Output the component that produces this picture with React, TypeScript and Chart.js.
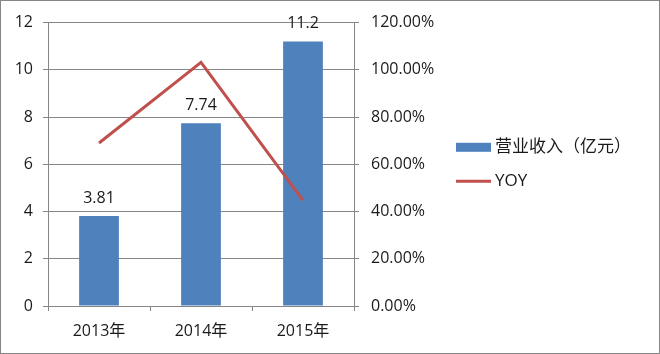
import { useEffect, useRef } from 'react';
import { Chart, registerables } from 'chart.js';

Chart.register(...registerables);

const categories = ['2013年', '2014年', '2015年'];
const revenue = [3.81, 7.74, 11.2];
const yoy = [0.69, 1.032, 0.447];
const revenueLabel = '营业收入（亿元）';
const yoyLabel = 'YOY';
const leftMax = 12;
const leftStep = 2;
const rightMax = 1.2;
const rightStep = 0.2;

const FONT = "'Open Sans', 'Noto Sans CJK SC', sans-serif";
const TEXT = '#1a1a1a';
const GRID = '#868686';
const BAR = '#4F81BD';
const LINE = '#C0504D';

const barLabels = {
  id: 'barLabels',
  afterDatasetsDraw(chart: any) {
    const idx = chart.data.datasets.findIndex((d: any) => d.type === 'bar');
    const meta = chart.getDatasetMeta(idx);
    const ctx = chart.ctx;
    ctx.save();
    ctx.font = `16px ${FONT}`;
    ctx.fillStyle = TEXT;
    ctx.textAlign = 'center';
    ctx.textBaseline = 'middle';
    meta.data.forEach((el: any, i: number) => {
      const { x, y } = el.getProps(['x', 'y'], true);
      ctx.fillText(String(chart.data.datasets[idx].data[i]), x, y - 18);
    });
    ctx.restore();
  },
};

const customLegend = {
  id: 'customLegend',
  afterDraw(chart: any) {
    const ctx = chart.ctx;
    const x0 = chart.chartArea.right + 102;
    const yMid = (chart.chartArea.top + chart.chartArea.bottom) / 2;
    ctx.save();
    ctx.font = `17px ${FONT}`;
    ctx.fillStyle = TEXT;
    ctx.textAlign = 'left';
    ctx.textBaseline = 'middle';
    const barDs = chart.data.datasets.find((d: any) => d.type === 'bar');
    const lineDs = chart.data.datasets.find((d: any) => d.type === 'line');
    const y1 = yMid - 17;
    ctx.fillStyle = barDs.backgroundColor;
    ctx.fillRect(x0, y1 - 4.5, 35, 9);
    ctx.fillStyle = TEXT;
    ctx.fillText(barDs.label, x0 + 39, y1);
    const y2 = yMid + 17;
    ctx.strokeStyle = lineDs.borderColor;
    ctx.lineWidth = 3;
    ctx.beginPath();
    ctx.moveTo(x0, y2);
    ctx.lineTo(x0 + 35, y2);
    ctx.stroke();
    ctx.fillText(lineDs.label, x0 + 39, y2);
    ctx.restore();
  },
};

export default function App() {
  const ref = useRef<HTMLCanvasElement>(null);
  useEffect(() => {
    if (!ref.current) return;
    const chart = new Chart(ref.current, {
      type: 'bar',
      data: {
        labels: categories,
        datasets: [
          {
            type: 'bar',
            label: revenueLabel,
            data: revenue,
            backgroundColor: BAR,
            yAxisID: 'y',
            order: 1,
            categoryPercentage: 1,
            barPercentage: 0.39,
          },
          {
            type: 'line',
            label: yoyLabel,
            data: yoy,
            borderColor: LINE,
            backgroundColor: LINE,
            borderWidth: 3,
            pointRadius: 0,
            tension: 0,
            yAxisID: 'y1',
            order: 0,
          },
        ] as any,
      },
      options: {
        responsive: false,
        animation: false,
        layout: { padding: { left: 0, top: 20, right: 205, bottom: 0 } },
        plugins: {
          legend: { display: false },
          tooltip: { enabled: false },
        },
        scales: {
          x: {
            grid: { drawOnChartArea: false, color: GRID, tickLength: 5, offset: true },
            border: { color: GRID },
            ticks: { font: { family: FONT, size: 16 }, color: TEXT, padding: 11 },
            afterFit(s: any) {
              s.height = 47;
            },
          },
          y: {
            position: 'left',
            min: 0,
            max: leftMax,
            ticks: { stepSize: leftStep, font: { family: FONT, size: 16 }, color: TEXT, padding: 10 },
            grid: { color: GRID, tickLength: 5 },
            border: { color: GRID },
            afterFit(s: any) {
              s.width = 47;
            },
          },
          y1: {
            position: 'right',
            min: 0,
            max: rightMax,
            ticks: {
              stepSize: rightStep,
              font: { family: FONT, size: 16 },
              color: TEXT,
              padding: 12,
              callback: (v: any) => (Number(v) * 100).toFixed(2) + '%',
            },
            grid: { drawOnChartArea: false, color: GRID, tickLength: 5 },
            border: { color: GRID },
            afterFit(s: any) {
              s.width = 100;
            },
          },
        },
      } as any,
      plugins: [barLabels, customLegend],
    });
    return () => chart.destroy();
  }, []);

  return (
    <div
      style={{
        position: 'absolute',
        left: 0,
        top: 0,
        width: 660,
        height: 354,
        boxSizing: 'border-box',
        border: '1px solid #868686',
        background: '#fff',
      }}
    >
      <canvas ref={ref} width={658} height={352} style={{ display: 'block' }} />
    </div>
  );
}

--------

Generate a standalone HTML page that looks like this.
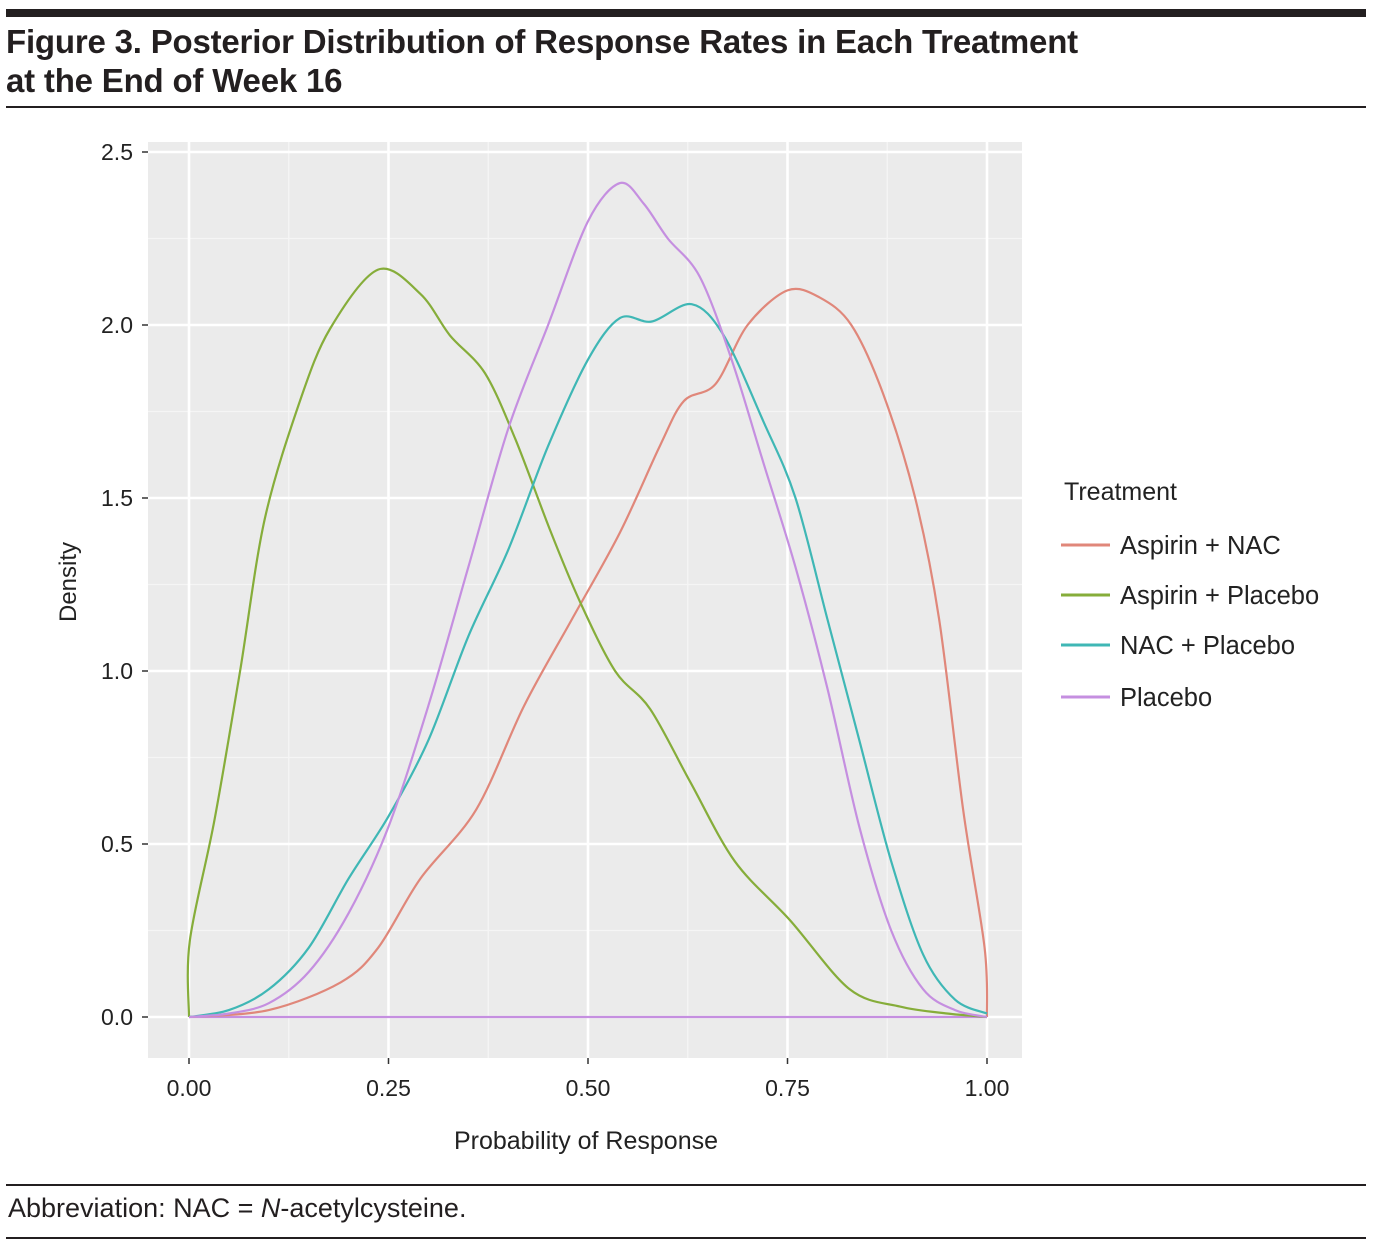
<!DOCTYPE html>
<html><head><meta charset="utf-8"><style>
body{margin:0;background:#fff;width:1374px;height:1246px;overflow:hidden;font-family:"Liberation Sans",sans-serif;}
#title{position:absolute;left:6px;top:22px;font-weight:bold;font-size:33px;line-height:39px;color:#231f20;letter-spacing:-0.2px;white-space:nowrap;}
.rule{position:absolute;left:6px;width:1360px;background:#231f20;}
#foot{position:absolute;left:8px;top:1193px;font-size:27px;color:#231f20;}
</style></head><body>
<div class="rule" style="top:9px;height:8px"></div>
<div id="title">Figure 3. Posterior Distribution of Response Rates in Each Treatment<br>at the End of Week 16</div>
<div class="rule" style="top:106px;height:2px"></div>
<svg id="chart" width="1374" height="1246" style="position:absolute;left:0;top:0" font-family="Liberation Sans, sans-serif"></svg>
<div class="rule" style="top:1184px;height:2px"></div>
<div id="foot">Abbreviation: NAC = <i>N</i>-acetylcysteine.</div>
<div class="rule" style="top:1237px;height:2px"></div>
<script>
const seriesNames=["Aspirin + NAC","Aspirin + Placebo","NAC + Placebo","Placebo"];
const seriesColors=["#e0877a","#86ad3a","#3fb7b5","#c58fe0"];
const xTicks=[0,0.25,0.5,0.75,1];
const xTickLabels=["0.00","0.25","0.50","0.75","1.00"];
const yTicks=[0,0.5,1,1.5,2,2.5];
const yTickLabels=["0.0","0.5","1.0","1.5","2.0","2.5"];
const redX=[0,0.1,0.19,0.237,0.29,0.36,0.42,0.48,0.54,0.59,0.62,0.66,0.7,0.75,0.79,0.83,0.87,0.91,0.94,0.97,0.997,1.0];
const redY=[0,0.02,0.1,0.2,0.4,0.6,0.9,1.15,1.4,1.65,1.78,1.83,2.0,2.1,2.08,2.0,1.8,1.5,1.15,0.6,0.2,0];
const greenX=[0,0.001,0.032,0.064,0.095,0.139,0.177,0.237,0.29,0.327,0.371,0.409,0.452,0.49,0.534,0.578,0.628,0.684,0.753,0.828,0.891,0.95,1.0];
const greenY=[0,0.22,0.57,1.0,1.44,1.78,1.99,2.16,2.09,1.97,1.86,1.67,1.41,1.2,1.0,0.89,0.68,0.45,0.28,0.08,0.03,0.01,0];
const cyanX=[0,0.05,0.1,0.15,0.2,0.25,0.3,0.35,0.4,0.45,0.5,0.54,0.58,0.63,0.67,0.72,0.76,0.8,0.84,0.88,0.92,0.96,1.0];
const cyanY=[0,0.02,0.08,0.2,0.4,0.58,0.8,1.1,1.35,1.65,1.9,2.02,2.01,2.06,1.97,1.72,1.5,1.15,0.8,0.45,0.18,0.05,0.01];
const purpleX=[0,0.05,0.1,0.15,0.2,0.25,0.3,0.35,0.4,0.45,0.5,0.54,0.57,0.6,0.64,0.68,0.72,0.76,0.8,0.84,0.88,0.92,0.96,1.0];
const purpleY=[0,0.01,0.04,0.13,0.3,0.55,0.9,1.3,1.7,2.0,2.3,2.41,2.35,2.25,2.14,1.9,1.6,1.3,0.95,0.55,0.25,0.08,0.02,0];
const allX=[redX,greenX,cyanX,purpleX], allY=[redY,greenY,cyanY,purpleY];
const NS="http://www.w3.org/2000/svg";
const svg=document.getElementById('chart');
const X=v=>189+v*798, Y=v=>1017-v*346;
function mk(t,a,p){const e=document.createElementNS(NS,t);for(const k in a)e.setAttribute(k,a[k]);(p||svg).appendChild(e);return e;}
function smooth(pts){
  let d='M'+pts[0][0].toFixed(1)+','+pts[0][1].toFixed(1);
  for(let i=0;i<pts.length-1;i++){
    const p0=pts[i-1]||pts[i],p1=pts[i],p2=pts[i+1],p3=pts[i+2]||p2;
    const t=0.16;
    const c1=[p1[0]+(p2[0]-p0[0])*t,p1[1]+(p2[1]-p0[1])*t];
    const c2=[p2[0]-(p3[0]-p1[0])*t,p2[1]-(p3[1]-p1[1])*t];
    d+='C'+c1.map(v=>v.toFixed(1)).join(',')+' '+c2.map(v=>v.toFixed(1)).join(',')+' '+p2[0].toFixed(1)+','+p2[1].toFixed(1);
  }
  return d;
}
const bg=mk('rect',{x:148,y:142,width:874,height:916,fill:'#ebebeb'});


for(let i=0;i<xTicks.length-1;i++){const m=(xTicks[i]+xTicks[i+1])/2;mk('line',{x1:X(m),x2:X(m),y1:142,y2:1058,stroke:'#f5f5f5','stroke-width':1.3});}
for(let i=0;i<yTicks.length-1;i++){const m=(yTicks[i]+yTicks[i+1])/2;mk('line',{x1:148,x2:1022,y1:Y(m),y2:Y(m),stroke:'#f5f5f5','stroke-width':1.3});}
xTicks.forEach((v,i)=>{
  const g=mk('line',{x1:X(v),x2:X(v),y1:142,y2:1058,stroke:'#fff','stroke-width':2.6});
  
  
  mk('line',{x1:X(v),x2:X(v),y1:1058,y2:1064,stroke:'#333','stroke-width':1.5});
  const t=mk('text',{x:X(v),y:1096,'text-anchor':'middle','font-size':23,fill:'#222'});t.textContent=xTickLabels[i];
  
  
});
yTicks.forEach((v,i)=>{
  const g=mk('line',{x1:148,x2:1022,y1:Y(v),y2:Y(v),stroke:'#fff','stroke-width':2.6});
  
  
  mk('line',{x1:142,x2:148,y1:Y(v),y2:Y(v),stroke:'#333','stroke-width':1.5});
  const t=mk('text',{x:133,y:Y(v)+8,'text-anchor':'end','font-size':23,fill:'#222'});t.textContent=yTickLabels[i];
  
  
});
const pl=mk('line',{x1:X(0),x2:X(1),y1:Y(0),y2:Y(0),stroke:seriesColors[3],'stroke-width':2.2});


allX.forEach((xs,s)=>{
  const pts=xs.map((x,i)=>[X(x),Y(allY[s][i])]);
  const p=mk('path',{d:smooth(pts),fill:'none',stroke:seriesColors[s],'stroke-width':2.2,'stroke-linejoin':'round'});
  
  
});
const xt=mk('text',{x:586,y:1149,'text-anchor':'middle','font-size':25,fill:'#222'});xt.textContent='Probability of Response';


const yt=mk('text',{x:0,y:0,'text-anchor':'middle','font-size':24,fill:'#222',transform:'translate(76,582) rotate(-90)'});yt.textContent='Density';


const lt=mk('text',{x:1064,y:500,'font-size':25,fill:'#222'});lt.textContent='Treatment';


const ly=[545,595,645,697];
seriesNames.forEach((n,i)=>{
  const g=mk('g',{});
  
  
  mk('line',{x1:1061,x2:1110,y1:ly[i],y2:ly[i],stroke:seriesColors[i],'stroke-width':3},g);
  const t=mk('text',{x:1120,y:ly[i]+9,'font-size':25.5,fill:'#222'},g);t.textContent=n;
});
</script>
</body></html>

--------

Exercise goal:
From the records above, extract the lines from the one holding "Output the component" through the one holding "const LINE = '#C0504D';", word for word; omit the pictures.

Written response:
Output the component that produces this picture with React, TypeScript and Chart.js.
import { useEffect, useRef } from 'react';
import { Chart, registerables } from 'chart.js';

Chart.register(...registerables);

const categories = ['2013年', '2014年', '2015年'];
const revenue = [3.81, 7.74, 11.2];
const yoy = [0.69, 1.032, 0.447];
const revenueLabel = '营业收入（亿元）';
const yoyLabel = 'YOY';
const leftMax = 12;
const leftStep = 2;
const rightMax = 1.2;
const rightStep = 0.2;

const FONT = "'Open Sans', 'Noto Sans CJK SC', sans-serif";
const TEXT = '#1a1a1a';
const GRID = '#868686';
const BAR = '#4F81BD';
const LINE = '#C0504D';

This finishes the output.